2012 was the year of the Dragon in the Chinese calendar. I talked a lot about the year of the Dragon and what is symbolized in my first few yoga classes of the year that I taught. You see this was supposed to be a year of epic successes and fatal failures. A year that moved by quickly. Much like the dragon’s body there were to be great arching highs and substantial lows; a year where the love and energy that you put in would be returned ten-fold, and the negative energy returned like poison. Looking back on this year I see it was all this and more for me.
I started the year taking spin and kettlebell teacher training at my gym. I went from teaching one yoga class a day to two, and then after a few other teachers left, I acquired a spin class and a kettlebell barre class. Of the two original yoga classes one was taken away, but then I was offered two more which brought me to teaching five classes a week at one gym and one a month at another. The energy I put in to teaching was returned to me times ten as promised by the year of the Dragon. The more classes I took and the stronger I became the more energy I was able to pass on and the more students grew to know me. I learned a strategy that has benefited me tremendously, which was if you can’t get your existing friends to come take your classes then make friends with the people who do. I went to Costa Rica on a yoga teacher training retreat. In Costa Rica, into the fire when we left, I put in worry and self doubt, and I took home with me a courageous spirit and melted heart. Both have lasted longer than the suntan.
While my flight attendant job remained pretty much the same as it has the past 7 years, I flourished at my gym and had many opportunities presented to me that I took advantage of. I became a mentor to a group of yoga teacher trainees and supported them on their journey to become teachers. They taught me even more than I think I could have taught them and through their journey I was humbled by my own struggles and uncertainty. It’s a daunting task for anyone to get up in front of a room of people and spill your heart while hoping to inspire. I learned to speak from my heart this year instead of from what I read in books. In the past few months I’ve had more students cry and confide in me that I opened up something deep inside them than ever before.

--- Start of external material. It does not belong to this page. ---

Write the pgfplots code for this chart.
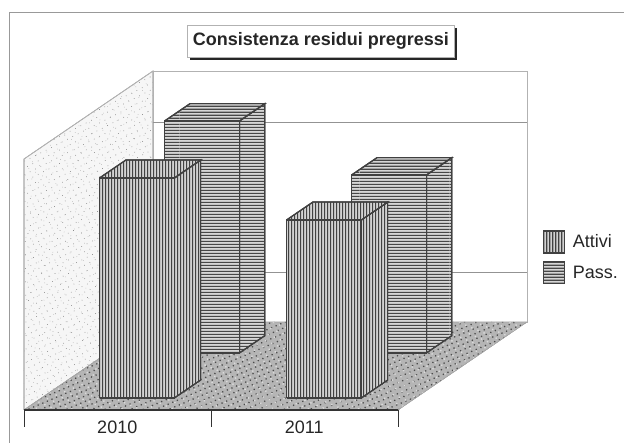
\documentclass[border=0pt]{standalone}
\usepackage{fontspec}
\setmainfont{Liberation Sans}
\usepackage{pgfplots}
\pgfplotsset{compat=1.18}
\usetikzlibrary{patterns,patterns.meta,shadows}

% long tiles, the short ones leave seams in the raster
\pgfdeclarepatternformonly{hstripes}{\pgfpointorigin}{\pgfqpoint{90pt}{3pt}}{\pgfqpoint{90pt}{3pt}}{%
  \pgfpathrectangle{\pgfpointorigin}{\pgfqpoint{90pt}{1.6pt}}\pgfusepath{fill}}
\pgfdeclarepatternformonly{vstripes}{\pgfpointorigin}{\pgfqpoint{3pt}{250pt}}{\pgfqpoint{3pt}{250pt}}{%
  \pgfpathrectangle{\pgfpointorigin}{\pgfqpoint{1.6pt}{250pt}}\pgfusepath{fill}}

\definecolor{edge}{gray}{0.25}
\pgfplotsset{
    attivi/.style={draw=edge, line width=1.2pt, fill=gray!35,
        postaction={pattern=vstripes, pattern color=black!74}},
    pass/.style={draw=edge, line width=1.2pt, fill=gray!32,
        postaction={pattern=hstripes, pattern color=black!72}},
    thinline/.style={draw=gray!60, line width=0.6pt, mark=none, forget plot},
}

% box: x0 x1 (category axis), y0 y1 (depth), value, style
\newcommand{\drawbox}[6]{%
  \addplot3[#6, forget plot] coordinates {(#2,#3,0) (#2,#4,0) (#2,#4,#5) (#2,#3,#5) (#2,#3,0)};
  \addplot3[#6, forget plot] coordinates {(#1,#3,#5) (#2,#3,#5) (#2,#4,#5) (#1,#4,#5) (#1,#3,#5)};
  \addplot3[#6, forget plot] coordinates {(#1,#3,0) (#2,#3,0) (#2,#3,#5) (#1,#3,#5) (#1,#3,0)};
}

\begin{document}
\begin{tikzpicture}
\useasboundingbox (-24pt,-33pt) rectangle (600pt,410pt);
\begin{axis}[
    at={(0,0)}, anchor=origin,
    x={(187pt,0pt)}, y={(129pt,88pt)}, z={(0pt,1pt)},
    xmin=0, xmax=2, ymin=0, ymax=1, zmin=0, zmax=251,
    clip=false,
    axis line style={draw=none},
    xtick={0.5,1.5}, xticklabels={2010,2011},
    ytick=\empty, ztick=\empty,
    major tick length=0pt,
    xticklabel style={font=\fontsize{18}{20}\selectfont, xshift=5pt, yshift=-7pt, text=black!85},
    legend style={draw=none, fill=none, at={(0.965,0.43)}, anchor=north west,
        xshift=33pt, yshift=34pt, text=black!85,
        font=\fontsize{18}{20}\selectfont, legend cell align=left,
        row sep=7.5pt, inner sep=0pt},
    legend image code/.code={\path[#1] (0pt,-11pt) rectangle (21pt,11pt);},
]
\addlegendimage{attivi}
\addlegendentry{\hspace*{6pt}Attivi}
\addlegendimage{pass}
\addlegendentry{\hspace*{6pt}Pass.}

% chart frame
\addplot3[thinline, draw=gray!80] coordinates {(-0.08,0,-33) (-0.08,0,398) (3.21,0,398)};

% left wall
\addplot3[thinline, fill=gray!7,
    postaction={pattern={Dots[radius=0.45pt,distance=6pt,angle=27]}, pattern color=black!50},
    postaction={pattern={Dots[radius=0.35pt,distance=7.7pt,angle=61]}, pattern color=black!40}]
    coordinates {(0,0,0) (0,1,0) (0,1,251) (0,0,251) (0,0,0)};
% back wall
\addplot3[thinline, fill=white] coordinates {(0,1,0) (2,1,0) (2,1,251) (0,1,251) (0,1,0)};
\addplot3[thinline, draw=gray!85] coordinates {(0,1,50) (2,1,50)};
\addplot3[thinline, draw=gray!85] coordinates {(0,1,200) (2,1,200)};
% floor
\addplot3[draw=gray!70, fill=gray!58, mark=none, forget plot,
    postaction={pattern={Dots[radius=0.9pt,distance=5pt,angle=23]}, pattern color=black!70},
    postaction={pattern={Dots[radius=1pt,distance=6.6pt,angle=67]}, pattern color=white!70!gray}]
    coordinates {(0,0,0) (2,0,0) (2,1,0) (0,1,0) (0,0,0)};

% Pass. (back row)
\drawbox{0.305}{0.705}{0.648}{0.845}{232}{pass}
\drawbox{1.305}{1.705}{0.648}{0.845}{178}{pass}
% Attivi (front row)
\drawbox{0.31}{0.71}{0.136}{0.34}{220}{attivi}
\drawbox{1.31}{1.71}{0.136}{0.34}{178}{attivi}

% category axis with ticks
\addplot3[draw=black!80, line width=1.1pt, mark=none, forget plot] coordinates {(0,0,0) (2,0,0)};
\addplot3[draw=black!80, line width=0.9pt, mark=none, forget plot] coordinates {(0,0,0) (0,0,-17)};
\addplot3[draw=black!80, line width=0.9pt, mark=none, forget plot] coordinates {(1,0,0) (1,0,-17)};
\addplot3[draw=black!80, line width=0.9pt, mark=none, forget plot] coordinates {(2,0,0) (2,0,-17)};

\node[draw=gray!60, line width=0.6pt, fill=white, minimum width=267pt, minimum height=32pt,
      inner sep=0pt, text=black!85, font=\fontsize{18}{20}\bfseries\selectfont,
      drop shadow={shadow xshift=3pt, shadow yshift=-3pt, fill=black!85, opacity=1}]
      at (axis cs:1.588,0,369) {Consistenza residui pregressi};
\end{axis}
\end{tikzpicture}
\end{document}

And another important shift in my life helped open up my eyes and my world as well… becoming pregnant. It’s no surprise to those close to me by now that this was not what I expected from this year. But it’s the year of the dragon – things happened with such a quickness I did not expect. After finding out in August I’ll admit there were moments where I thought my life as I knew it was going to be over. I had to cancel plans to go to Costa Rica for the next teacher’s retreat in 2013, and I had to give up a big part of my social life, which was drinking. What I didn’t know was how many people I would inspire with my journey along the way. I have had so many women at the gym confide in me that they work harder because they see me working hard. Some of them are pregnant and some are not. Some are just finding out they are pregnant and haven’t even told their families but want to share with me. Some have already had their children and are struggling to get back in shape. So many stories and so many faces and names that I never would have learned without becoming pregnant myself. I am humbled and thankful. I have grown closer to some of my friends, by taking a step on the same path they have chosen, and I have grown apart from others because my life is moving down a different path. It’s definitely been a year of highs and lows.
So as I say goodbye to 2012 I reflect back on all the abundance it has brought to me. Some of this was self-created and some were just simple blessings I didn’t ask for but have been happy to receive. I know I wouldn’t be where I am without the strong backing of not only my friends but my family and everyone who has believed in me. The year of the dragon has bestowed more successes than failures on me, and I hope the same is true for all of you.
My resolution for last year was to “resolve to evolve.” It’s a broad resolution but to me it basically meant not staying stagnant and moving forward in a quest to constantly re-invent myself. I think I accomplished this task pretty well as I look back over 2012. This year I am resolving to surrender to the journey. My life as I know it is about to change, and I know there will be many factors beyond my control. My hope is to do the best I can and handle everything the best way I know how. I may not be able to travel as much next year or hike as many peaks as I’d like but my family of two is about to become a family of three and I can’t be selfish anymore. I have enjoyed many years of being selfish and having my time as my own and now it’s time to surrender to the year of the snake. The Chinese believe the snake stays in a coil so as not to show it’s whole body and give away it’s secrets and that’s exactly how I believe 2013 will be – a year to be coiled inside myself, lying in wait for what’s to come.